The Wildcat Shuttle is designated as UTA Route 602. The Wildcat Shuttle operates Monday through Friday with a 10-minute frequency from about 7:15 am to 2:30 pm, but only on days when WSU is in session for Fall and Winter semesters. The Wildcat Shuttle turns around on its north end at a roundabout on the OGX busway immediately north of the Weber State Central station and on a loop in the Dee Events Center parking lot on its southern end.

The Wildcat Shuttle began operating on August 29, 2022 (one year prior to the completion of the remainder of OGX), but with a fairly different schedule.
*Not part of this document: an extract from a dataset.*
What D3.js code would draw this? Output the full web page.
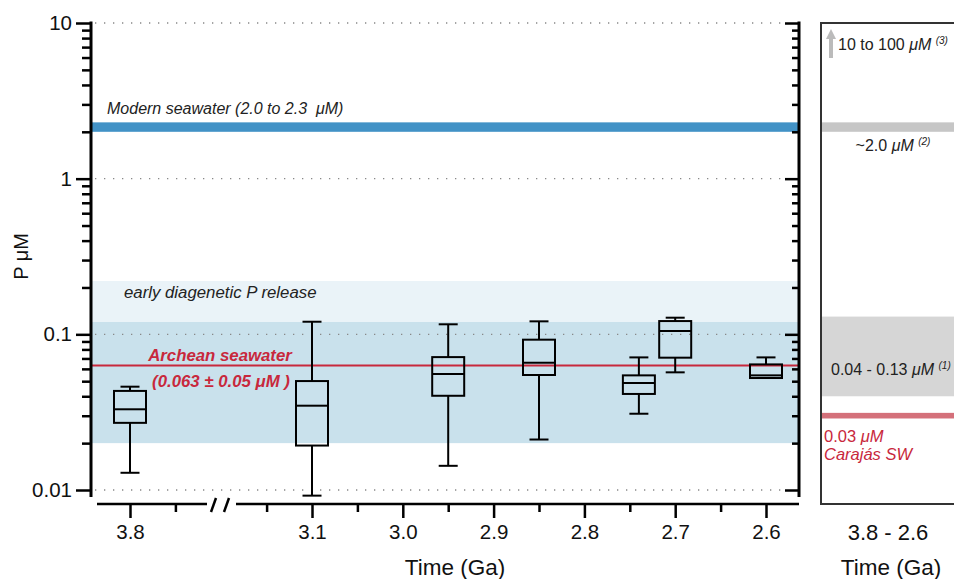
<!DOCTYPE html>
<html>
<head>
<meta charset="utf-8">
<script src="https://cdn.jsdelivr.net/npm/d3@7"></script>
<style>
body { margin: 0; background: #fff; }
text { font-family: "Liberation Sans", Arial, sans-serif; }
</style>
</head>
<body>
<svg width="954" height="579"></svg>
<script>
// box plot data (P, µM)
const ages        = [3.8, 3.1, 2.95, 2.85, 2.74, 2.70, 2.60];
const whiskerLow  = [0.0129, 0.0092, 0.0143, 0.0211, 0.0309, 0.057, 0.0524];
const q1          = [0.0270, 0.0193, 0.0403, 0.0548, 0.0414, 0.0708, 0.0524];
const median      = [0.0330, 0.0348, 0.0556, 0.0657, 0.0487, 0.105, 0.0545];
const q3          = [0.0433, 0.0501, 0.0714, 0.0924, 0.0545, 0.1217, 0.0641];
const whiskerHigh = [0.0461, 0.1205, 0.116, 0.1212, 0.0711, 0.1279, 0.0711];

const xMajorLeft  = [3.8];
const xMinorLeft  = [3.75];
const xMajorRight = [3.1, 3.0, 2.9, 2.8, 2.7, 2.6];
const xMinorRight = [3.15, 3.05, 2.95, 2.85, 2.75, 2.65];
const yMajor = [0.01, 0.1, 1, 10];

// reference ranges
const modernSW       = [2.0, 2.3];
const diageneticBand = [0.12, 0.22];
const archeanBand    = [0.02, 0.12];
const archeanMean    = 0.063;
const panelModern    = [2.0, 2.3];
const panelRange     = [0.04, 0.13];
const carajasSW      = [0.0288, 0.0313];

const svg = d3.select("svg");
const plot = {left: 91, right: 799, top: 23, bottom: 490};

const y = d3.scaleLog().domain([0.01, 10]).range([plot.bottom, plot.top]);
// broken time axis: same Ga-per-pixel on both sides of the break
const xL = d3.scaleLinear().domain([3.8, 3.7]).range([130, 220.8]);
const xR = d3.scaleLinear().domain([3.1, 2.6]).range([312, 766]);
const xPos = a => a > 3.5 ? xL(a) : xR(a);

const yAll = [];
yMajor.slice(0, 3).forEach(d => { for (let k = 1; k < 10; k++) yAll.push(d * k); });
yAll.push(10);
const isMajor = v => yMajor.some(m => Math.abs(m - v) / m < 1e-6);

// bands
function band(lo, hi, fill, x0, x1) {
  svg.append("rect")
    .attr("x", x0).attr("width", x1 - x0)
    .attr("y", y(hi)).attr("height", y(lo) - y(hi))
    .attr("fill", fill);
}
band(diageneticBand[0], diageneticBand[1], "#eaf3f8", plot.left, plot.right);
band(archeanBand[0], archeanBand[1], "#c9e1ec", plot.left, plot.right);
band(modernSW[0], modernSW[1], "#4292c6", plot.left, plot.right);

// dotted grid
svg.append("g").selectAll("line")
  .data(yMajor)
  .join("line")
  .attr("x1", plot.left + 4).attr("x2", plot.right - 12)
  .attr("y1", d => y(d)).attr("y2", d => y(d))
  .attr("stroke", "#888").attr("stroke-width", 1.3)
  .attr("stroke-dasharray", "1.3,7.7");

// archean mean line
svg.append("line")
  .attr("x1", plot.left).attr("x2", plot.right)
  .attr("y1", y(archeanMean)).attr("y2", y(archeanMean))
  .attr("stroke", "#c8283c").attr("stroke-width", 2);

// annotations
svg.append("text").attr("x", 107).attr("y", y(modernSW[1]) - 8)
  .attr("font-size", 16).attr("font-style", "italic").attr("fill", "#222")
  .text("Modern seawater (2.0 to 2.3\u00a0 μM)");
svg.append("text").attr("x", 124).attr("y", y(diageneticBand[1]) + 17)
  .attr("font-size", 16.8).attr("font-style", "italic").attr("fill", "#222")
  .text("early diagenetic P release");
svg.append("text").attr("x", 220).attr("y", y(archeanMean) - 5)
  .attr("text-anchor", "middle").attr("font-size", 16.8)
  .attr("font-style", "italic").attr("font-weight", "bold").attr("fill", "#c8283c")
  .text("Archean seawater");
svg.append("text").attr("x", 221).attr("y", y(archeanMean) + 21)
  .attr("text-anchor", "middle").attr("font-size", 16.8)
  .attr("font-style", "italic").attr("font-weight", "bold").attr("fill", "#c8283c")
  .text("(0.063 ± 0.05 μM )");

// boxes
const boxW = 32, capW = 19;
const boxes = svg.append("g").attr("stroke", "#000").attr("stroke-width", 2).attr("fill", "none");
ages.forEach((a, i) => {
  const cx = xPos(a);
  const g = boxes.append("g");
  g.append("line").attr("x1", cx).attr("x2", cx).attr("y1", y(whiskerHigh[i])).attr("y2", y(q3[i]));
  g.append("line").attr("x1", cx).attr("x2", cx).attr("y1", y(q1[i])).attr("y2", y(whiskerLow[i]));
  g.append("line").attr("x1", cx - capW / 2).attr("x2", cx + capW / 2).attr("y1", y(whiskerHigh[i])).attr("y2", y(whiskerHigh[i]));
  g.append("line").attr("x1", cx - capW / 2).attr("x2", cx + capW / 2).attr("y1", y(whiskerLow[i])).attr("y2", y(whiskerLow[i]));
  g.append("rect").attr("x", cx - boxW / 2).attr("width", boxW)
    .attr("y", y(q3[i])).attr("height", y(q1[i]) - y(q3[i]));
  g.append("line").attr("x1", cx - boxW / 2).attr("x2", cx + boxW / 2).attr("y1", y(median[i])).attr("y2", y(median[i]));
});

// left y axis
const yAxisL = svg.append("g").attr("transform", `translate(${plot.left},0)`)
  .call(d3.axisLeft(y).tickValues(yAll).tickSize(9).tickPadding(8)
    .tickFormat(d => isMajor(d) ? d3.format("~g")(d) : ""));
yAxisL.select(".domain").remove();
yAxisL.selectAll(".tick line").attr("stroke-width", 2.5)
  .filter(d => isMajor(d)).attr("x2", -15);
yAxisL.selectAll(".tick text").attr("font-size", 20.5).attr("fill", "#111")
  .attr("font-family", "Liberation Sans, Arial, sans-serif").attr("x", -19);
yAxisL.append("line").attr("y1", plot.top - 1.5).attr("y2", plot.bottom + 7)
  .attr("stroke", "#000").attr("stroke-width", 3);

// right y axis (ticks inward)
const yAxisR = svg.append("g").attr("transform", `translate(${plot.right},0)`)
  .call(d3.axisRight(y).tickValues(yAll).tickSize(-7).tickFormat(""));
yAxisR.select(".domain").remove();
yAxisR.selectAll(".tick line").attr("stroke-width", 2.5)
  .filter(d => isMajor(d)).attr("x2", -14);
yAxisR.append("line").attr("y1", plot.top - 1.5).attr("y2", plot.bottom + 7)
  .attr("stroke", "#000").attr("stroke-width", 3);

svg.append("text")
  .attr("transform", `translate(28,${(plot.top + plot.bottom) / 2}) rotate(-90)`)
  .attr("text-anchor", "middle").attr("font-size", 20).attr("fill", "#111")
  .text("P μM");

// broken x axis
const axisY = 504;
function xAxisPart(scale, majors, minors, x0, x1) {
  const g = svg.append("g").attr("transform", `translate(0,${axisY})`);
  g.append("line").attr("x1", x0).attr("x2", x1).attr("stroke", "#000").attr("stroke-width", 2.5);
  const maj = g.append("g").call(d3.axisBottom(scale).tickValues(majors).tickSize(14).tickPadding(6)
    .tickFormat(d3.format(".1f")));
  maj.select(".domain").remove();
  maj.selectAll(".tick line").attr("stroke-width", 2.5);
  maj.selectAll(".tick text").attr("font-size", 20.5).attr("fill", "#111")
    .attr("font-family", "Liberation Sans, Arial, sans-serif");
  const mnr = g.append("g").call(d3.axisBottom(scale).tickValues(minors).tickSize(8).tickFormat(""));
  mnr.select(".domain").remove();
  mnr.selectAll(".tick line").attr("stroke-width", 2.5);
}
xAxisPart(xL, xMajorLeft, xMinorLeft, 97, 207);
xAxisPart(xR, xMajorRight, xMinorRight, 236, plot.right);
// break marks
const brk = svg.append("g").attr("stroke", "#000").attr("stroke-width", 2.5);
[211, 224].forEach(bx => {
  brk.append("line").attr("x1", bx).attr("x2", bx + 5).attr("y1", axisY + 8).attr("y2", axisY - 6);
});

svg.append("text").attr("x", 455).attr("y", 575)
  .attr("text-anchor", "middle").attr("font-size", 22.5).attr("fill", "#111")
  .text("Time (Ga)");

// right-hand comparison panel
const panel = {left: 821, right: 960};
band(panelModern[0], panelModern[1], "#c6c6c6", panel.left, panel.right);
band(panelRange[0], panelRange[1], "#d6d6d6", panel.left, panel.right);
band(carajasSW[0], carajasSW[1], "#d4707a", panel.left, panel.right);
svg.append("rect")
  .attr("x", panel.left).attr("y", plot.top)
  .attr("width", panel.right - panel.left).attr("height", axisY - plot.top)
  .attr("fill", "none").attr("stroke", "#333").attr("stroke-width", 2);

// arrow for 10-100 µM
const arrowX = 831;
svg.append("line").attr("x1", arrowX).attr("x2", arrowX)
  .attr("y1", y(10) + 35).attr("y2", y(10) + 14)
  .attr("stroke", "#bbb").attr("stroke-width", 4);
svg.append("path")
  .attr("d", `M${arrowX - 5},${y(10) + 16}L${arrowX},${y(10) + 6}L${arrowX + 5},${y(10) + 16}Z`)
  .attr("fill", "#bbb");

function panelLabel(x, yy, parts, anchor) {
  const t = svg.append("text").attr("x", x).attr("y", yy)
    .attr("font-size", 16).attr("fill", "#222").attr("text-anchor", anchor || "start");
  parts.forEach(p => {
    const s = t.append("tspan").text(p.t);
    if (p.i) s.attr("font-style", "italic");
    if (p.sup) s.attr("font-size", 10).attr("dy", -6);
  });
}
panelLabel(838, 50, [{t: "10 to 100 "}, {t: "μM", i: true}, {t: " "}, {t: "(3)", i: true, sup: true}]);
panelLabel(893, y(panelModern[0]) + 19, [{t: "~2.0 "}, {t: "μM", i: true}, {t: " "}, {t: "(2)", i: true, sup: true}], "middle");
panelLabel(831, 375, [{t: "0.04 - 0.13 "}, {t: "μM", i: true}, {t: " "}, {t: "(1)", i: true, sup: true}]);

const red = svg.append("text").attr("x", 824).attr("font-size", 16.5).attr("fill", "#c8283c");
red.append("tspan").attr("x", 824).attr("y", 442).text("0.03 ");
red.append("tspan").attr("font-style", "italic").text("μM");
red.append("tspan").attr("x", 824).attr("y", 460).attr("font-style", "italic").text("Carajás SW");

svg.append("text").attr("x", 888).attr("y", 540)
  .attr("text-anchor", "middle").attr("font-size", 22).attr("fill", "#111")
  .text("3.8 - 2.6");
svg.append("text").attr("x", 891).attr("y", 575)
  .attr("text-anchor", "middle").attr("font-size", 22.5).attr("fill", "#111")
  .text("Time (Ga)");
</script>
</body>
</html>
Initially, the Wildcat Shuttle only ran Monday through Friday, but only on days when WSU is in session for Fall and Winter semesters. Its initial schedule was every ten minutes from about 6:30 am to 8:30 pm, but increasing to every five minutes between about 8:30 am to 2:30 pm. However, from May 8 to August 18, 2023 (following the end of the WSU 2023 Winter Semester), the Wildcat Shuttle began operating Monday through Friday with a fifteen-minute frequency from about 8:00 am to 8:00 pm.